Condition variable deadlock

For the life of me I cannot understand the comment in the std/Thread/Condition.zig that the following scenario can deadlock. It looks fine to me. What am I missing? Will adding
thread-1: mutex.unlock() and uncommenting lines 40-41 resolve the deadlock?

1 Like

Alright so there are 2 deadlocks I can see here:

  • thread2 calls signal
  • thread1 locks the mutex
  • thread1 waits (forever)

and

  • thread1 locks the mutex
  • thread2 calls signal
  • thread1 waits (forever)

The proposed solution to lock the mutex only guards against the second deadlock, so I think the example is incomplete. I modified it a bit to use a predicate. Here is a full example that you can try on your own that reliably produces a deadlock:

const std = @import("std");
const Mutex = std.Thread.Mutex;
const Condition = std.Thread.Condition;

var condition = Condition{};
var mutex = Mutex{};
var predicate = false;

fn thread1() void {
	mutex.lock();
	defer mutex.unlock();
	while(!predicate) {
		std.log.err("thread1 read predicate", .{});
		std.time.sleep(2000000);
		std.log.err("thread1 waits", .{});
		condition.wait(&mutex);
	}
	std.log.err("thread1 awoke", .{});
}

fn thread2() void {
	predicate = true;
	std.log.err("thread2 wrote predicate", .{});
	//mutex.lock();
	//mutex.unlock();
	condition.signal();
	std.log.err("thread2 signaled", .{});
}

pub fn main() !void {
	const t1 = try std.Thread.spawn(.{}, thread1, .{});
	std.time.sleep(1000000);
	const t2 = try std.Thread.spawn(.{}, thread2, .{});
	defer t1.join();
	defer t2.join();
}

The output of the program is this:

error: thread1 read predicate
error: thread2 wrote predicate
error: thread2 signaled
error: thread1 waits

As you can see thread2 signals before thread1 started waiting, so thread1 starts forever.
And if thread2 locks the mutex (uncomment the code), then the signaling of thread 2 cannot happen between thread1 reading the predicate and successfully waiting on the condition. This solves the deadlock.

4 Likes

A great thing to remember is that threads can come along at any point in time. I can understand this example being very confusing if you imagine them both starting at the same time - but if you think about them being totally independent of each other and starting at different times, then deadlocks are easier to imagine.

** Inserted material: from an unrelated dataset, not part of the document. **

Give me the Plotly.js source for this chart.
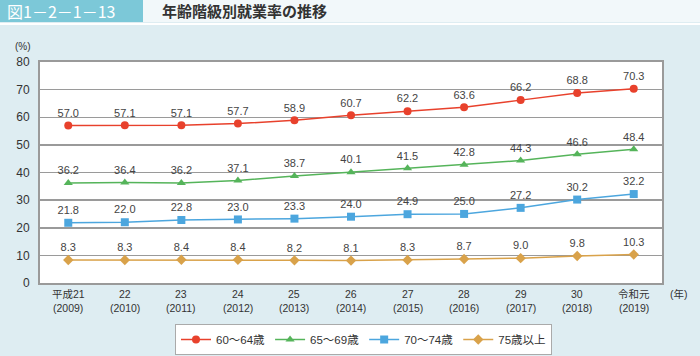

I think the mental picture comes from the fact that we’re used to things being in lock-step from single threaded material. So when I read that the first time, that’s how my brain read it - one statement after another and very orderly. Took me a minute to think of a scenario, too.

1 Like

This deadlock should never happen if thread-2 sets condition=true before calling signal. In this case while(!condition) c.wait(&m) in thread-1 never calls wait.

The same std/Thread/Condion.zig has a working example that is not supposed to deadlock:

But the code from doc comment didn’t show any such condition.
And even if it did, there is no guarantee that there is a global order between memory reads and writes. We could still have the following case:

  • thread2 sets condition=true, and sends it to main memory
  • thread2 calls signal
  • thread1 locks the mutex
  • thread1 reads condition=false from main memory (or from one of its caches)
  • condition=true reaches main memory
  • thread1 waits (forever)

I think the mutex.lock(); should come before predicate=true; so that thread1 while-loop sees consistent predicate value.

Yeah, either that or it could use Unordered atomic reads/writes for the predicate.
Though I think for bools it isn’t actually necessary.